What Does the Lord Expect?
Luke 17:7-10
            Many of us have become hooked on Downton Abby—so much so that we can’t get enough.  We watch the original broadcasts.  We buy each season’s DVD’s.  We watch the background shows about the program:  the one about the castle that is used for the setting, and anything else they think will sell—even reruns.  I even remember a political cartoon based on the show right after they killed off Matthew.
            This show has given us a good look at British aristocracy in the first third of the 20th century.  We have gained insights into how they relate to each other, to the “lower classes,” and especially to the servant class.  The family with whom we have become so acquainted treats their servants well, but we are left with no doubt as to the presence of class distinction.  We know who the masters are and who the servants are, and (except in one case) there is no socializing between them. 

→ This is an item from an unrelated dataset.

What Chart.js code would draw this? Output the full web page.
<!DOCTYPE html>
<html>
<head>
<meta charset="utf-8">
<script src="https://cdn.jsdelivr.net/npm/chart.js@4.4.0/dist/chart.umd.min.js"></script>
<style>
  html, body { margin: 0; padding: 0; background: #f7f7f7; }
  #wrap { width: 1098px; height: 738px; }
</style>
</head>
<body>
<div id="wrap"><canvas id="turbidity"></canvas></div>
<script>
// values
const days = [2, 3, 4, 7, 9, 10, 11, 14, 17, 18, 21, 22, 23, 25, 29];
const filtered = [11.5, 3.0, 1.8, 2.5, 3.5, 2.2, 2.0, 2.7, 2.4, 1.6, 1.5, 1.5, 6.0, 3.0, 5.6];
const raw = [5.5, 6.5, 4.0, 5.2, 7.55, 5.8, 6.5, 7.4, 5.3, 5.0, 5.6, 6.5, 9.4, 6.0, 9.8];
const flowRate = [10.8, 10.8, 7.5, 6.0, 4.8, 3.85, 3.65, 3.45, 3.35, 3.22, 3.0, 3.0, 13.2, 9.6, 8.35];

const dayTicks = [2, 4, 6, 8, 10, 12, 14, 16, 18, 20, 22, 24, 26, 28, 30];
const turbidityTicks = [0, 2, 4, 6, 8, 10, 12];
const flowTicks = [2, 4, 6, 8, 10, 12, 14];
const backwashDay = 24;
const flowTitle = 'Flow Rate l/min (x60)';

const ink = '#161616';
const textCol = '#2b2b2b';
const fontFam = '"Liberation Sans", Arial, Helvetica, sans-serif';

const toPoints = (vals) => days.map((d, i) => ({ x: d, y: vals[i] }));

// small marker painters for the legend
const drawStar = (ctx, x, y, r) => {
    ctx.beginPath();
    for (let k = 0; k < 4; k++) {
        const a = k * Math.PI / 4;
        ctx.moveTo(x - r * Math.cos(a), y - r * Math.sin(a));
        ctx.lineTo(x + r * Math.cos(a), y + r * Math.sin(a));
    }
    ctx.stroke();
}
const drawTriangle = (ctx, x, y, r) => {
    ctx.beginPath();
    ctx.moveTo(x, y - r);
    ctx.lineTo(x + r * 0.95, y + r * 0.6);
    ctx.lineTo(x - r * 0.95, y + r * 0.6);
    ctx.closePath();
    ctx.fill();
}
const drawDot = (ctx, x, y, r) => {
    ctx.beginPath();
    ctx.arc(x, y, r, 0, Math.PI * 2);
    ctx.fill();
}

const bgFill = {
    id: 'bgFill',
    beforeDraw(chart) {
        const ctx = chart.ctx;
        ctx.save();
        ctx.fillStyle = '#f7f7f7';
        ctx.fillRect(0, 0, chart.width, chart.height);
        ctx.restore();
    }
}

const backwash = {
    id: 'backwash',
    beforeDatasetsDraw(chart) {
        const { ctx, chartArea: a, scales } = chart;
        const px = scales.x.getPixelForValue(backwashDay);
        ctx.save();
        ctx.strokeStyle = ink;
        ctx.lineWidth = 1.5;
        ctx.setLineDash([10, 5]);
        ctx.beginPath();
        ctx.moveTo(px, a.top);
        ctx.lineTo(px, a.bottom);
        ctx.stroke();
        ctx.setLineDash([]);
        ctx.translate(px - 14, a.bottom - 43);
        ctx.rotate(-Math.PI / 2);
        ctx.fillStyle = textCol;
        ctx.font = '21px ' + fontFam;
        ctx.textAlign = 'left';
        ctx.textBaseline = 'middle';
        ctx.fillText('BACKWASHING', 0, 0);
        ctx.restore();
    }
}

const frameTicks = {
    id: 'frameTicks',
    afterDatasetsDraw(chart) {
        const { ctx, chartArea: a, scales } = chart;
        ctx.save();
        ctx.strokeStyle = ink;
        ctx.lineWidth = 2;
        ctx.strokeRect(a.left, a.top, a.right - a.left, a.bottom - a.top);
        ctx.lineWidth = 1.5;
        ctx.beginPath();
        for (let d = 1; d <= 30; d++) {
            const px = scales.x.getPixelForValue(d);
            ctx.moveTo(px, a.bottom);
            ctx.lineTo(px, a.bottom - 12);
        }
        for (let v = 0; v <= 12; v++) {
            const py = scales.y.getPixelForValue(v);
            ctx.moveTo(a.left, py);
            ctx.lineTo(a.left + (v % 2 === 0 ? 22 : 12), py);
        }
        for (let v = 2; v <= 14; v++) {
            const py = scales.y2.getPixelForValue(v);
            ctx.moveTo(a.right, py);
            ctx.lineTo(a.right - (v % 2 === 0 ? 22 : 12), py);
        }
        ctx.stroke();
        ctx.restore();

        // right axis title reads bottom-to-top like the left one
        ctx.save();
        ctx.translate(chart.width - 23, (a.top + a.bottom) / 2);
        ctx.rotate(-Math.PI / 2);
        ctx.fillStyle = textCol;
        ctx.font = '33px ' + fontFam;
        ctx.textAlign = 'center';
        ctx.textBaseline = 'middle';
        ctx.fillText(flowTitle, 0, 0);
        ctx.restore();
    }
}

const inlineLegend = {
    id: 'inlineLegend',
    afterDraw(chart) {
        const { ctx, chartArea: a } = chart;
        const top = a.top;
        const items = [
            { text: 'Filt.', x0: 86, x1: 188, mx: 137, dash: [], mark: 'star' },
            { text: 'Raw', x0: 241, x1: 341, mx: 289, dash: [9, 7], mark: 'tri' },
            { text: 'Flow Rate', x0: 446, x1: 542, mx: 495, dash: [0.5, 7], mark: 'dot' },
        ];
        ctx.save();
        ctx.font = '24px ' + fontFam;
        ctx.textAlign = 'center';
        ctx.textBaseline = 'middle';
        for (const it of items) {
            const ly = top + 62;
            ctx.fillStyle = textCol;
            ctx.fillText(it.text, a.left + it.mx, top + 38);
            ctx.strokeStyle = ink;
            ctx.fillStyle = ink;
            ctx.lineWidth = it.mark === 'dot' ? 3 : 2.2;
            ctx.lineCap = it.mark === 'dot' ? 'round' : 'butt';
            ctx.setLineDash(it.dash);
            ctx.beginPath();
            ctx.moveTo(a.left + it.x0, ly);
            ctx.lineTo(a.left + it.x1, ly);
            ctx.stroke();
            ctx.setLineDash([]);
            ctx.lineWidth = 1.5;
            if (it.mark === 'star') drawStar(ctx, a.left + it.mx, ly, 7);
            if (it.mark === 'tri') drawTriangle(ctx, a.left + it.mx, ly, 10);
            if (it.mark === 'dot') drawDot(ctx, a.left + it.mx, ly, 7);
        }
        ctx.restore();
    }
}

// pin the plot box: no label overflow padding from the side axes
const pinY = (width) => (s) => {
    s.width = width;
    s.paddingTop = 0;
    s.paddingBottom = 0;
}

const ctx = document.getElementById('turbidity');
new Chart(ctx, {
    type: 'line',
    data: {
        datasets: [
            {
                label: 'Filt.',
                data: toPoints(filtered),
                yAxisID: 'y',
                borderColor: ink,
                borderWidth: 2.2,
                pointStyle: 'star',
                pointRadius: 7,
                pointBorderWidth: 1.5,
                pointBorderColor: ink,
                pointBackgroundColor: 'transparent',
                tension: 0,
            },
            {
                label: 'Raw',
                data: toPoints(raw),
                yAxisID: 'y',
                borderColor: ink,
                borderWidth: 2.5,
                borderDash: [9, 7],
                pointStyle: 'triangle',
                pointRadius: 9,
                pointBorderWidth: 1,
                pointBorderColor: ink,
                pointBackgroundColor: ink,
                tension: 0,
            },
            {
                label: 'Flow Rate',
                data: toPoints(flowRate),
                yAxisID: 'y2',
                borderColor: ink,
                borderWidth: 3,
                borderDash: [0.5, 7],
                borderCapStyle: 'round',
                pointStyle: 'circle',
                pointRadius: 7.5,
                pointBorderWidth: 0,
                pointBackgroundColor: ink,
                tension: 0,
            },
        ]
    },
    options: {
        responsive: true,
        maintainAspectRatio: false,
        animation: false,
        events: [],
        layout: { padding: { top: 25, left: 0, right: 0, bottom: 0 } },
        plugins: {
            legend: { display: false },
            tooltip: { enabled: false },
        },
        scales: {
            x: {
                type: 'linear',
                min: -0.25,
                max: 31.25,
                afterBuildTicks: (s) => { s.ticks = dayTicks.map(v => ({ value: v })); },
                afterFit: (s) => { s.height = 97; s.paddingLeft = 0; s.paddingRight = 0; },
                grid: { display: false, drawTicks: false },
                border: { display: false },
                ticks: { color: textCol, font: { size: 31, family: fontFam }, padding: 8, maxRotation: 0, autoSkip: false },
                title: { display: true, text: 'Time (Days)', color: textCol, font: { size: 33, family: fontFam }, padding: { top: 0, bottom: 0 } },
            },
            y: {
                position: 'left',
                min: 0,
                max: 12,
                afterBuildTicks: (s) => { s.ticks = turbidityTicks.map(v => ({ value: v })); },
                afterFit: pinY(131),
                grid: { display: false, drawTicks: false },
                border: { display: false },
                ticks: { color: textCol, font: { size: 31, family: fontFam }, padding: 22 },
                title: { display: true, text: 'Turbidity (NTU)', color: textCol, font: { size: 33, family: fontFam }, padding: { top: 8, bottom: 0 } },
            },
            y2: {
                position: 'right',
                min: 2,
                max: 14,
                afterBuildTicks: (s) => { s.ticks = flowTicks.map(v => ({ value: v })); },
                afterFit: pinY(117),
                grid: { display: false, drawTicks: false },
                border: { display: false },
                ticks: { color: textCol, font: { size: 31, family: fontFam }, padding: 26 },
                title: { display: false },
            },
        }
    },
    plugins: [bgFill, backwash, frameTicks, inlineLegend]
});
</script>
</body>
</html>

            This is also the cultural situation which is the setting for Jesus’ parable of the obedient servant.  The usual translation of the parable’s opening phrase is, “Will any one of you who has a servant…?”  Sometimes it will read, “Which of you, having a servant…?”  Kenneth Bailey, a man long acquainted with the Middle East and several Middle Eastern languages (he taught there for almost thirty years) says there is a better, more accurate translation.  He begins his version with the words, “Can you imagine having a servant…?”
            For him, this translation makes more sense because the answer from the audience would be a resounding, “No!”  No one listening to Jesus could imagine any master rewarding a servant in this way.  Everyone in the crowd would have understood the master/servant relationship as surely as does every character in Downton Abby.  There would be no question as to who gets to eat first.  The master is the master and the servant is the servant.  The servant serves the master then eats.

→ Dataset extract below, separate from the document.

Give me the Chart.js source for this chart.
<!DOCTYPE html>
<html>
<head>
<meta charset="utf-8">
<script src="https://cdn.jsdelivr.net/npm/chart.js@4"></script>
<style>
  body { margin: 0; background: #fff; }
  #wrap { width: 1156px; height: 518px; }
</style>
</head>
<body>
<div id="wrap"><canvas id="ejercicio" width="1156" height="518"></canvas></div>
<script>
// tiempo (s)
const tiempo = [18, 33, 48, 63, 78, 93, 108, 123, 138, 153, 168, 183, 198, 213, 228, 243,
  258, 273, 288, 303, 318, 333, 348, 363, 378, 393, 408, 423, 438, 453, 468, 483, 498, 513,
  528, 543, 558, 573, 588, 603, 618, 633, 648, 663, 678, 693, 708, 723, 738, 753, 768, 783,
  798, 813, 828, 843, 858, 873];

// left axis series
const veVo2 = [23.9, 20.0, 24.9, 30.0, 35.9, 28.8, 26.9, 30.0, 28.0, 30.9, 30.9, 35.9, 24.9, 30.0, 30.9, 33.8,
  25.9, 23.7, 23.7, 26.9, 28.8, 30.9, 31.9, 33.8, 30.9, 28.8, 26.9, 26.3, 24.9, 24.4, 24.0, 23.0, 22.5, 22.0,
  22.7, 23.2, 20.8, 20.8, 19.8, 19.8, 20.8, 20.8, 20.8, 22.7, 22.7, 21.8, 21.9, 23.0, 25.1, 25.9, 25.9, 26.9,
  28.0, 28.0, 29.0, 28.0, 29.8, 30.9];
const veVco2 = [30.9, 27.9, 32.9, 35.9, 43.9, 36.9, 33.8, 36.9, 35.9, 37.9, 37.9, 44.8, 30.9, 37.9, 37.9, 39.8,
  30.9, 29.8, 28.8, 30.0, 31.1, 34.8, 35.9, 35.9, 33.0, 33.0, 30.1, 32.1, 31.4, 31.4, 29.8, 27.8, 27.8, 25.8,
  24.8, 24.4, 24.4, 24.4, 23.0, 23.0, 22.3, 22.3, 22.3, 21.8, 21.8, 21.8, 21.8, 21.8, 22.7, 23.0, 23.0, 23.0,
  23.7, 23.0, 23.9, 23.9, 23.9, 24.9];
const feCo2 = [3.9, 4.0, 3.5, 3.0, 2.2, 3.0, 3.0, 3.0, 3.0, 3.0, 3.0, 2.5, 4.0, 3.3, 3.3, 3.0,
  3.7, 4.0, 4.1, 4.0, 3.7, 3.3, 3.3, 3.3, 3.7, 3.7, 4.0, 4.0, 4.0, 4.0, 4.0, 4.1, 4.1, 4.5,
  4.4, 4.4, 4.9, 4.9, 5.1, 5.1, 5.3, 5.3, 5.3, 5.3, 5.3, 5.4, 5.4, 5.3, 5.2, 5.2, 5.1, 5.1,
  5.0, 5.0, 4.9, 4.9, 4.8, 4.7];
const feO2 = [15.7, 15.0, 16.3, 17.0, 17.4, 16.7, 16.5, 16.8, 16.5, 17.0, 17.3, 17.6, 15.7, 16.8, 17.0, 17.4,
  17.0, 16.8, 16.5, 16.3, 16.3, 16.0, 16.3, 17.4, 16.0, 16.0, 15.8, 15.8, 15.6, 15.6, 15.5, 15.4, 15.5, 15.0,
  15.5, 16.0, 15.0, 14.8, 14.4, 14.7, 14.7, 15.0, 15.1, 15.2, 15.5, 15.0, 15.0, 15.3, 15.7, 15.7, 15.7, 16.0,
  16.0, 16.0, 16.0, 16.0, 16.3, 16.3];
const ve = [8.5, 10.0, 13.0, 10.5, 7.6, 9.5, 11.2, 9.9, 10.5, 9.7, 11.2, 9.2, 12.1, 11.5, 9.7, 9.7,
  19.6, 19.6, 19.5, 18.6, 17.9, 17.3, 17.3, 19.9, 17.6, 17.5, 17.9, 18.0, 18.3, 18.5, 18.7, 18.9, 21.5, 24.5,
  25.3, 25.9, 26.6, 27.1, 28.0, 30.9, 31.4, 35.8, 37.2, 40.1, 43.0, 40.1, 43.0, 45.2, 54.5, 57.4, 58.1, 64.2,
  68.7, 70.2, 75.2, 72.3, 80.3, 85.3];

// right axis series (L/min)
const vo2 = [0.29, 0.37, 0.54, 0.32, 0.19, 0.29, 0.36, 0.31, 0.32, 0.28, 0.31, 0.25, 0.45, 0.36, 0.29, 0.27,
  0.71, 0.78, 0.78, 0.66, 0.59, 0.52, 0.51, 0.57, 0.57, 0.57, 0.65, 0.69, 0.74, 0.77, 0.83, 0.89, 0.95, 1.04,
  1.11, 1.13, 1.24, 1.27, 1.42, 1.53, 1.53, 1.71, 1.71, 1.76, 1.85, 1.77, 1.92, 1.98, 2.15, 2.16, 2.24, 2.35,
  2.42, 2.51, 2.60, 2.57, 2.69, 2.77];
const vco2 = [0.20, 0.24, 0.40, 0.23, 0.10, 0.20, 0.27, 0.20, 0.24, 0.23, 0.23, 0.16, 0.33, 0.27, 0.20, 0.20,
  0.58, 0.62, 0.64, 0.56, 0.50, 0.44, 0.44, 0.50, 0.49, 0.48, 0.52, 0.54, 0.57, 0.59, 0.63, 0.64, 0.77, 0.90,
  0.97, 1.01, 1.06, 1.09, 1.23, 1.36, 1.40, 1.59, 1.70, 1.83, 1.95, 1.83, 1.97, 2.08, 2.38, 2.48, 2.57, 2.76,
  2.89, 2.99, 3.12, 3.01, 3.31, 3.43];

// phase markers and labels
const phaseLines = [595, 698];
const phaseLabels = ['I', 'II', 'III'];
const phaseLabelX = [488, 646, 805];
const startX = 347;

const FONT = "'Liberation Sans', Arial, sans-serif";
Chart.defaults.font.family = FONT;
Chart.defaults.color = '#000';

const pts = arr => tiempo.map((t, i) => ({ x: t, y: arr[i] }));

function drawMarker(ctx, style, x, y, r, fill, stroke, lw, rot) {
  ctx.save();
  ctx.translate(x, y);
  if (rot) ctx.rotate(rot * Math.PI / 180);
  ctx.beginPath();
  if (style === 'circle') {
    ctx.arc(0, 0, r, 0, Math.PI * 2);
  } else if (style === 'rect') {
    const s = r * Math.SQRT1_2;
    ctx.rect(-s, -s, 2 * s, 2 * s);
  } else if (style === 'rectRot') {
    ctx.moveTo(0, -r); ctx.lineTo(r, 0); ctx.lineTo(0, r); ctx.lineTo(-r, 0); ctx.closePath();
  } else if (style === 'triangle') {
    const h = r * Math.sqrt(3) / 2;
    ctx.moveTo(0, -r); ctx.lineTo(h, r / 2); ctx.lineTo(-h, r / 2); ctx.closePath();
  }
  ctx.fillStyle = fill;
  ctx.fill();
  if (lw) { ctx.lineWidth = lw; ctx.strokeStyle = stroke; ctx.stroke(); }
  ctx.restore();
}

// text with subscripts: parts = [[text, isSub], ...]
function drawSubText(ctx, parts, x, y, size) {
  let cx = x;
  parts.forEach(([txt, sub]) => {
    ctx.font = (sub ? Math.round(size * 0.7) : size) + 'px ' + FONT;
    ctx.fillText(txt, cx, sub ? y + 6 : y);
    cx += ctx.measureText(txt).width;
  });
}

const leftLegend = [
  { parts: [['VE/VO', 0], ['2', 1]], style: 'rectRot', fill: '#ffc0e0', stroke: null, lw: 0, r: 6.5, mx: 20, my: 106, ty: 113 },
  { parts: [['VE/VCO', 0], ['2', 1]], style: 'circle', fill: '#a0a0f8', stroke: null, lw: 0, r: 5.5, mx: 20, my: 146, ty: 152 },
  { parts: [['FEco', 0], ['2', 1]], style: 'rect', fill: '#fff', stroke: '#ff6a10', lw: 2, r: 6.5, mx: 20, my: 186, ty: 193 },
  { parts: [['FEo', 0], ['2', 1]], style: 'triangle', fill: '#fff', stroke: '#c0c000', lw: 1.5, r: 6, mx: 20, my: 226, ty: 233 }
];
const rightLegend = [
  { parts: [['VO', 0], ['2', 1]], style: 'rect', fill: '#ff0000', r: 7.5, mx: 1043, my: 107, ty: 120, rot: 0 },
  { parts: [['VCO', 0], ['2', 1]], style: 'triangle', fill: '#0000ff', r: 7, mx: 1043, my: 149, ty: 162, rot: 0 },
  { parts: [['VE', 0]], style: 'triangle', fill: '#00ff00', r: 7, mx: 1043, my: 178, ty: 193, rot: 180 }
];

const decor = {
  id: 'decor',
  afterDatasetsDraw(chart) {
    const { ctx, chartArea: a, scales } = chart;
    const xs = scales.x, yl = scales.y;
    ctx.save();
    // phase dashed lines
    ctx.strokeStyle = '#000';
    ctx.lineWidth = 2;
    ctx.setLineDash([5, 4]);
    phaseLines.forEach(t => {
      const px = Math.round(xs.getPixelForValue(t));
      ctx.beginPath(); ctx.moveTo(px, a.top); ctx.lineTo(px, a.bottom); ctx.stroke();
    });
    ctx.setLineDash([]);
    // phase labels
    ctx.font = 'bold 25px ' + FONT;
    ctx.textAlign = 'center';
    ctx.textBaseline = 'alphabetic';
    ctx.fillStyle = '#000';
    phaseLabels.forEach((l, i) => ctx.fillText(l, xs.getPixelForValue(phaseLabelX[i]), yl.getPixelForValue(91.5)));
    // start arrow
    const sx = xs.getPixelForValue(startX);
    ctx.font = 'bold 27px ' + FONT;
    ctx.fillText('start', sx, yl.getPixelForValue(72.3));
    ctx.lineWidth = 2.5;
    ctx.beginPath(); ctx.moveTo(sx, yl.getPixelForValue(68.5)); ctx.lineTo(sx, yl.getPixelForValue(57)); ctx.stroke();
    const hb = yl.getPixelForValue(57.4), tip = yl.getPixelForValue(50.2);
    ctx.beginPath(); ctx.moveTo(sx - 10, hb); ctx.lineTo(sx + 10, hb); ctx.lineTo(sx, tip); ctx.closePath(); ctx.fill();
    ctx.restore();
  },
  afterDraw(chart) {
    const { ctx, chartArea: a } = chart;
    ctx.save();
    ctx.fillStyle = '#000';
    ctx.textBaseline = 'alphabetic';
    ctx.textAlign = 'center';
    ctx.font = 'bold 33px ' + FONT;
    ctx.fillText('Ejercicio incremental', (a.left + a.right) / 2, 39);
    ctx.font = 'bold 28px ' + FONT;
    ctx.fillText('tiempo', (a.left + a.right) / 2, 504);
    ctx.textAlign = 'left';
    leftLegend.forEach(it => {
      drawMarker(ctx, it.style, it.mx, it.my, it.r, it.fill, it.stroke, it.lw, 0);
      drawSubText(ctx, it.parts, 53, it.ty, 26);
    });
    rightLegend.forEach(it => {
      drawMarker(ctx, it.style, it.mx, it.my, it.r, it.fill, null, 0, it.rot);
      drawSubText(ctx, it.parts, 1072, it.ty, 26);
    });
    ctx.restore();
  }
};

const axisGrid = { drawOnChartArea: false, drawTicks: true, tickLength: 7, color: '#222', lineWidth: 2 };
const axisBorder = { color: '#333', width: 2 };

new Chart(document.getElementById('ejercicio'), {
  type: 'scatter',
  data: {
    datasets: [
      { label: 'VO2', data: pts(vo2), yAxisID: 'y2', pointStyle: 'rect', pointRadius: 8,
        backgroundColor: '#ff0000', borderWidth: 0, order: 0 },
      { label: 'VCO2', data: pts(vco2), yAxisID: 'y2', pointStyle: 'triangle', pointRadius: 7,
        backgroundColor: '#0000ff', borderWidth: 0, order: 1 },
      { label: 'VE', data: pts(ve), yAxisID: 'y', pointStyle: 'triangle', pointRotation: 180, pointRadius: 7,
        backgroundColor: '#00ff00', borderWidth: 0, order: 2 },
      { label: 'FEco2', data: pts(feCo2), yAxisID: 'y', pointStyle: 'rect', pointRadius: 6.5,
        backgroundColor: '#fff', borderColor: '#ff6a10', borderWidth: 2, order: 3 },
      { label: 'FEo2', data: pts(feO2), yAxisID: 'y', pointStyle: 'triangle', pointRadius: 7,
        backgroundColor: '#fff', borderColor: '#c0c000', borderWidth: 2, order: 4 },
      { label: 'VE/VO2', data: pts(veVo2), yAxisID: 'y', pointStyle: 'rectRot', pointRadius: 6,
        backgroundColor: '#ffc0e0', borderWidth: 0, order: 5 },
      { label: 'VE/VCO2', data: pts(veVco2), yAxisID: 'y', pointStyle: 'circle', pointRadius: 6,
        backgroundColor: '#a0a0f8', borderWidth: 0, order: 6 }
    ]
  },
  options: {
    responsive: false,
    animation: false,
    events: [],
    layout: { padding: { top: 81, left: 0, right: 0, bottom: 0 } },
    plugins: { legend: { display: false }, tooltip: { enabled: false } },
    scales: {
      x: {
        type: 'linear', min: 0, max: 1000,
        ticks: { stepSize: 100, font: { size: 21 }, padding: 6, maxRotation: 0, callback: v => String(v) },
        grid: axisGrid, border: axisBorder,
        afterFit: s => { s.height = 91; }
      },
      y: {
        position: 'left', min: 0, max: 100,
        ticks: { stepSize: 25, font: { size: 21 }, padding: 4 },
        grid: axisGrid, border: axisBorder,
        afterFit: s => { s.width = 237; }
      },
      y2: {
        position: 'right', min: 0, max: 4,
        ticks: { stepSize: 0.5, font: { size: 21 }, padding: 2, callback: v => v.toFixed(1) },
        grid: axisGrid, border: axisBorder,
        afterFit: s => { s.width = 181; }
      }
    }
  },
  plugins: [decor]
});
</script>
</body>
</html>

            Bailey says we shouldn’t feel sorry for the servant.  It’s not that he’s been plowing the field or tending sheep since sunup.  The servant has had what to us would seem a rather short work day—certainly not the eight (perhaps eight plus) hours that constitute our normal load.  The servant has not been worked nearly to death.  Instead, he has put in what we would think of as about a half-day’s work.
            The truth is that no servant would expect special consideration for doing a day’s labor.  He did what was expected of him in the fields; now it’s time to do the household chores.  It is also true that, unlike our culture, where servants are rare, Middle Eastern families, except for the very poor, would likely have at least one hired person to do the more menial chores.  It is even possible that the master in this story would have put in as much work as the servant.  This certainly would be the case in, for instance, fishing families like that of Zebedee, who, even though he himself worked and had two sons in the business, still had “hired hands” to help with the load.
            The point Jesus is trying to make is that the master owed his servant no special consideration for completing his work.  The servant had merely done what was expected of him during the day.  Now he is expected to prepare the evening meal and serve it. 

            Just so should we not, when we have done everything God requires of us, expect any special consideration.  God owes us nothing for our labor.  There is no such thing as “work righteousness.”  We have done what was expected of us.  Therefore, we should say with the servant in the parable, “Nothing is owed us.  We have only done what was our duty.”